═════ Extracted material ═════

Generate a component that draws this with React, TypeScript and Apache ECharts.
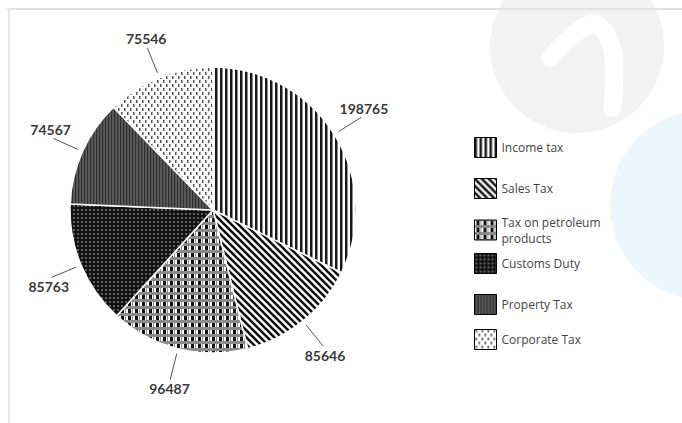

═════
═════ Extracted material ═════

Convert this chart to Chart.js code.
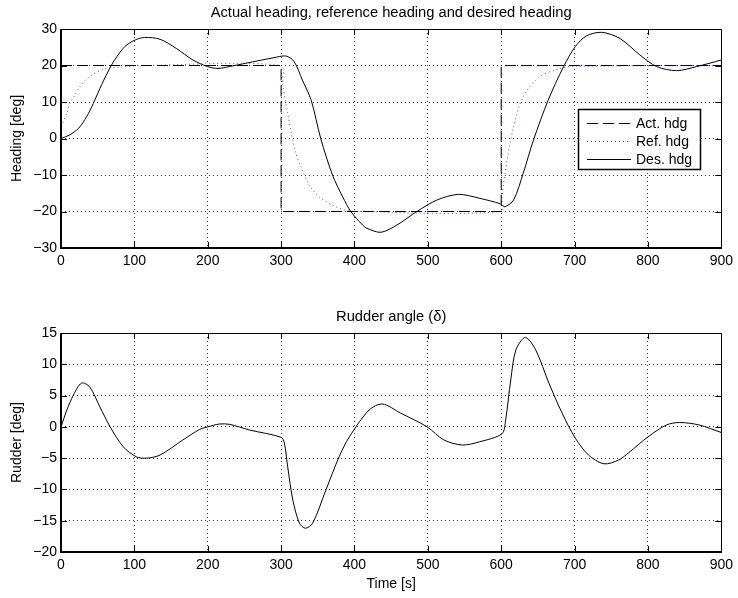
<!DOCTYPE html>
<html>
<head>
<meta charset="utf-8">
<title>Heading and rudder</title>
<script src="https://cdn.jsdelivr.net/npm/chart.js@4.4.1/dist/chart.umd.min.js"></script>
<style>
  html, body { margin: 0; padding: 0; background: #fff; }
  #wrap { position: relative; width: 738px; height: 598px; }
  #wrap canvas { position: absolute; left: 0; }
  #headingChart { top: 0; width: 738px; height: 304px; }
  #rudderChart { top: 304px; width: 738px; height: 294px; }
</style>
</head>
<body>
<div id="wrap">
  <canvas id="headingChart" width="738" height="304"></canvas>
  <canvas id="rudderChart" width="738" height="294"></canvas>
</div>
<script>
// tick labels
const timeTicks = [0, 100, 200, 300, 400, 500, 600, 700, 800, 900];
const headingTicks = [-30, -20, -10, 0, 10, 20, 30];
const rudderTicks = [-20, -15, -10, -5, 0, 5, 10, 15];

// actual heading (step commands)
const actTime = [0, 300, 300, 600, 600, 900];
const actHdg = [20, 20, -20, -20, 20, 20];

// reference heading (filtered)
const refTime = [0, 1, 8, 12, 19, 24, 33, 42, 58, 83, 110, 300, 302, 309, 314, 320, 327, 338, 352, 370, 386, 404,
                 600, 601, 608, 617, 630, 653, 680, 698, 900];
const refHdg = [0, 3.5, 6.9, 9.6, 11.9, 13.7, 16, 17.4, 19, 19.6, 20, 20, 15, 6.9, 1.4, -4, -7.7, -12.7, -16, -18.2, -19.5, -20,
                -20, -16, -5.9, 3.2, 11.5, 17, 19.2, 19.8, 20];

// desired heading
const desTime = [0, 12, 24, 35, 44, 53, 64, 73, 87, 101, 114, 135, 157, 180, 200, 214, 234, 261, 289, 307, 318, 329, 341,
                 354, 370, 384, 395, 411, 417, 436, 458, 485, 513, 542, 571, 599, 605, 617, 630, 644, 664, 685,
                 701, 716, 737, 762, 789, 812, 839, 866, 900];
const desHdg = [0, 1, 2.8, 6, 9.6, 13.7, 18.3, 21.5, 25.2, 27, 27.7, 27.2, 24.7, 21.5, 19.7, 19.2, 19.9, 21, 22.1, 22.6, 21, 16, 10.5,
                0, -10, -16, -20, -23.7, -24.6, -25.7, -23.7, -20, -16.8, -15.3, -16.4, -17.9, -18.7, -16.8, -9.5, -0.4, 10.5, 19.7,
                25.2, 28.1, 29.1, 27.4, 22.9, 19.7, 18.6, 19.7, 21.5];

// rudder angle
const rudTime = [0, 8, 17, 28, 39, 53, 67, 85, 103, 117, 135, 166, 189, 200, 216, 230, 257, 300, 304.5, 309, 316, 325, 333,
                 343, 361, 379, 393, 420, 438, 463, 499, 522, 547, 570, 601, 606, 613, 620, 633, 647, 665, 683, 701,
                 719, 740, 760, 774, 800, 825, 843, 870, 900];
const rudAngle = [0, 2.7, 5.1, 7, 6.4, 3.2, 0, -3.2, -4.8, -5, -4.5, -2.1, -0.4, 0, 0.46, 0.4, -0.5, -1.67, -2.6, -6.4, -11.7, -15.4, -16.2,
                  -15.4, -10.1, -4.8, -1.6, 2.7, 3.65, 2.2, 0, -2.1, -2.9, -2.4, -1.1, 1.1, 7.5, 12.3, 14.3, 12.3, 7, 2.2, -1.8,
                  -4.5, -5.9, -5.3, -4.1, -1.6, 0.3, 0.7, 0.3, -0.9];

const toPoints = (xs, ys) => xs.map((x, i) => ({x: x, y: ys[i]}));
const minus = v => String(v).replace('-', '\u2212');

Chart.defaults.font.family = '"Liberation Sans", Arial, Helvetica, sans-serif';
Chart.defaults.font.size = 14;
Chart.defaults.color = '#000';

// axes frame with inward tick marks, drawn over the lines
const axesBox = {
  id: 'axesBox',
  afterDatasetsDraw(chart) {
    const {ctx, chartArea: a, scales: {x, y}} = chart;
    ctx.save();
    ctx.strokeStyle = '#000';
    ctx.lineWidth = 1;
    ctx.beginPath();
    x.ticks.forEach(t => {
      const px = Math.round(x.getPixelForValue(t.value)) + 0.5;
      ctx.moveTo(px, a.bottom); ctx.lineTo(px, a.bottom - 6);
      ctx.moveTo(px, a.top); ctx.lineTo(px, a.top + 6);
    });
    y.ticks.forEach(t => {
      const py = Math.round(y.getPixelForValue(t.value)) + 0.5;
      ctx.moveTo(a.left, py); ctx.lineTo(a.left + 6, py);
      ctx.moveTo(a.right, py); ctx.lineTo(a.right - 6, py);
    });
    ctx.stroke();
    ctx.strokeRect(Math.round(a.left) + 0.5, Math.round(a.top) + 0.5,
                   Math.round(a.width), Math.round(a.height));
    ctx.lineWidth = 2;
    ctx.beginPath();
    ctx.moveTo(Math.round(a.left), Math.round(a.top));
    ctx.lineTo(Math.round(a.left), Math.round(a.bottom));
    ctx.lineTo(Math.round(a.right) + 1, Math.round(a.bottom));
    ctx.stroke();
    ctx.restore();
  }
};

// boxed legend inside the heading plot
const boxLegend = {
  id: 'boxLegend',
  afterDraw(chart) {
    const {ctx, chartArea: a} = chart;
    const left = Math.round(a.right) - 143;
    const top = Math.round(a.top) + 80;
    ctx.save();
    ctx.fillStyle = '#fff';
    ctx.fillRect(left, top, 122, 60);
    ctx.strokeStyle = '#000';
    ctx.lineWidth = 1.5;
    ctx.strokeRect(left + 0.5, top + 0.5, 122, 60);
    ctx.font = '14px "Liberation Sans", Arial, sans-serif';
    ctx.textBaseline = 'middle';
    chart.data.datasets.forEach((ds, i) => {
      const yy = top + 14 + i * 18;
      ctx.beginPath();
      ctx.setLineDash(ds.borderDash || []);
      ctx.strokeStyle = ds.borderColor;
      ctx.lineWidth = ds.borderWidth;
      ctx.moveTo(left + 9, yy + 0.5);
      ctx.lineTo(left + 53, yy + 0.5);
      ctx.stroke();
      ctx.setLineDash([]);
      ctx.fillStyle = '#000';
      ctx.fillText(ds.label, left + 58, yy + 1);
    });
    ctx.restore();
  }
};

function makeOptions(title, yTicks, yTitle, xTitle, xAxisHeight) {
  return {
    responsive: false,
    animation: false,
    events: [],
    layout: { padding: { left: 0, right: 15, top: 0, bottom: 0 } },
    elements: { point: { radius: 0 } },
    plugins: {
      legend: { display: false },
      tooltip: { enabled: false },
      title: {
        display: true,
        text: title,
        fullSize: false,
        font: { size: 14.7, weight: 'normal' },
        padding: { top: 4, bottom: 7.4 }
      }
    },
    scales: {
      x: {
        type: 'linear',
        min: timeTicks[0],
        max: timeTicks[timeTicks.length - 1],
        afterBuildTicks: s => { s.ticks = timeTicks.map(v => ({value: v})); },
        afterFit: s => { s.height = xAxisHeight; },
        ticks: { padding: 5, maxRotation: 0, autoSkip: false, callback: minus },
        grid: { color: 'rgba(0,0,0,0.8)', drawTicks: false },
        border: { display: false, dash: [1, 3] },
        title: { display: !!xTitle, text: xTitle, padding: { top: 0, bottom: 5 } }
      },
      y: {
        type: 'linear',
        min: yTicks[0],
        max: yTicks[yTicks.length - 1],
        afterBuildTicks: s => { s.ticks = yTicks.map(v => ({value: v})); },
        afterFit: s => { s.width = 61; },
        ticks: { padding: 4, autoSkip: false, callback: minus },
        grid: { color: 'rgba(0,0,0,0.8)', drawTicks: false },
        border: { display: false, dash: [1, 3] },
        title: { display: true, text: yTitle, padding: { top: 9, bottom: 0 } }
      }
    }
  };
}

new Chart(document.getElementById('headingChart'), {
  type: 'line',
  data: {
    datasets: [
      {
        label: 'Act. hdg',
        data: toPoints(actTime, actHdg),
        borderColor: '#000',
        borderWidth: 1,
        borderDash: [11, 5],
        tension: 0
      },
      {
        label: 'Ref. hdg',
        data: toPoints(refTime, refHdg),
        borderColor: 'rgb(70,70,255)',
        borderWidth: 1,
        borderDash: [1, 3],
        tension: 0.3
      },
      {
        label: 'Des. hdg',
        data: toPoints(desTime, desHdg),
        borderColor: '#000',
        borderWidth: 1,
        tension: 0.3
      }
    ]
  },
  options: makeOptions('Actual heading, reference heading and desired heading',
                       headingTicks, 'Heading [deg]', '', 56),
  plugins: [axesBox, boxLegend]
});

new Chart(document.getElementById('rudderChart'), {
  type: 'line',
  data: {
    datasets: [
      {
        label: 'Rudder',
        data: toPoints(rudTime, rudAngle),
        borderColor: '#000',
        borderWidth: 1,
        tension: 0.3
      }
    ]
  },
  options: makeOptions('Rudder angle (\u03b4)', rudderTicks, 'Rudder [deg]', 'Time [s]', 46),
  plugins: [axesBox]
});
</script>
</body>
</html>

═════
═════ Extracted material ═════

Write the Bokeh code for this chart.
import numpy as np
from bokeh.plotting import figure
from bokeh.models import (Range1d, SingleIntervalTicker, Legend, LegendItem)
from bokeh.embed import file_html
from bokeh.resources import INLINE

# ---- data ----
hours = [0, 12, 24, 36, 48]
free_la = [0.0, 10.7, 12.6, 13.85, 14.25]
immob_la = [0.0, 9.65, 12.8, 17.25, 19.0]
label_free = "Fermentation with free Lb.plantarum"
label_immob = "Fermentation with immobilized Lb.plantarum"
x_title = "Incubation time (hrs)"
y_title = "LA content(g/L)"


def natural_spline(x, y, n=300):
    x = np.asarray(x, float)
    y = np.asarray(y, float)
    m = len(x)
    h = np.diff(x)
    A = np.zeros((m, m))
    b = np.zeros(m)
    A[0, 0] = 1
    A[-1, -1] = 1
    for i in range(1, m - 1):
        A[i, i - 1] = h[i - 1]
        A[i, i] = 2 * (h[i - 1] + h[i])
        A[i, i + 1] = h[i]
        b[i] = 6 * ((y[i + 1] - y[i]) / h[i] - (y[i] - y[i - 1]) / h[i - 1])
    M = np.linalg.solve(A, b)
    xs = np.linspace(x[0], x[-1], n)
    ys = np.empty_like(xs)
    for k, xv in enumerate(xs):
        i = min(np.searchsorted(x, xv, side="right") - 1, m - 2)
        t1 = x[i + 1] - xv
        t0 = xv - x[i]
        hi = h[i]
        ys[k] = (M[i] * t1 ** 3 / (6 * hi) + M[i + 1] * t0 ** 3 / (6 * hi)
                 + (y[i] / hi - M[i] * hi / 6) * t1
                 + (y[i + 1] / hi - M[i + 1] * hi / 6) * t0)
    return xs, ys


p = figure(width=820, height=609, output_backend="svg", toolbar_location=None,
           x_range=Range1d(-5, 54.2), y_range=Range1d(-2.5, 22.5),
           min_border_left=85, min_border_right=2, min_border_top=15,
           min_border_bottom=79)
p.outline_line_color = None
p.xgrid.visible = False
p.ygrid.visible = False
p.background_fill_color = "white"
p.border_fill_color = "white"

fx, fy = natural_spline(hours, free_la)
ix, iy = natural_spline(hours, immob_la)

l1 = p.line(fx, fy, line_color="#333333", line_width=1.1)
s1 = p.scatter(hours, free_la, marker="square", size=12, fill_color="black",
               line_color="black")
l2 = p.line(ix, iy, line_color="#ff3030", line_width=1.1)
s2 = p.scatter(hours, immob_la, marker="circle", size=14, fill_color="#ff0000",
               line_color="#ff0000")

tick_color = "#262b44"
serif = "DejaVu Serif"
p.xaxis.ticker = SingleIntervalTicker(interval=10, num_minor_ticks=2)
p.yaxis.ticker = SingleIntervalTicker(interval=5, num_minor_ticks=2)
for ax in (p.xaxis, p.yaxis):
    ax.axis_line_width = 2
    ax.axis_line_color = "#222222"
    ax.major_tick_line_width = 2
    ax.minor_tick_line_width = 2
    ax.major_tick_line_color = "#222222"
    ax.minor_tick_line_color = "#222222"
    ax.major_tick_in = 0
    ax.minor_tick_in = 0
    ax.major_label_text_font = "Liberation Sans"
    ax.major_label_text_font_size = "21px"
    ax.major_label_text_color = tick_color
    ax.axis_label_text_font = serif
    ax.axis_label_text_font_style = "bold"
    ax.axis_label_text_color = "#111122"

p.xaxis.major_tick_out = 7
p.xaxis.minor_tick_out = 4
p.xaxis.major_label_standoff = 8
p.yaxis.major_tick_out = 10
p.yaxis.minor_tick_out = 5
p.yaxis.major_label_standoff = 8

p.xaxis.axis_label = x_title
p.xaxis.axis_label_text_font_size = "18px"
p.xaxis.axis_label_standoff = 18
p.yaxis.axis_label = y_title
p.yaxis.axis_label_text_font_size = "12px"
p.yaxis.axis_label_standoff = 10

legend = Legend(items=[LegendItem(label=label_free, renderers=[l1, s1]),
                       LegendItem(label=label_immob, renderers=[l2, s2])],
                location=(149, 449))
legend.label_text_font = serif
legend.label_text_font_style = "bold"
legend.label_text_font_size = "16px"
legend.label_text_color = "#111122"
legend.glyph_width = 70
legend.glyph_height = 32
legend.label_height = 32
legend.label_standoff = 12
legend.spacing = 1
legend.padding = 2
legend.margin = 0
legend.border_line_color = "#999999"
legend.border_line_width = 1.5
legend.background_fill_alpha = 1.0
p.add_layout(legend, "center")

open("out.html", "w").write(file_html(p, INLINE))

═════

→ The task
Search the listing for the word "with". Copy every line in which it occurs.

→ Correct response
Generate a component that draws this with React, TypeScript and Apache ECharts.
// axes frame with inward tick marks, drawn over the lines
label_free = "Fermentation with free Lb.plantarum"
label_immob = "Fermentation with immobilized Lb.plantarum"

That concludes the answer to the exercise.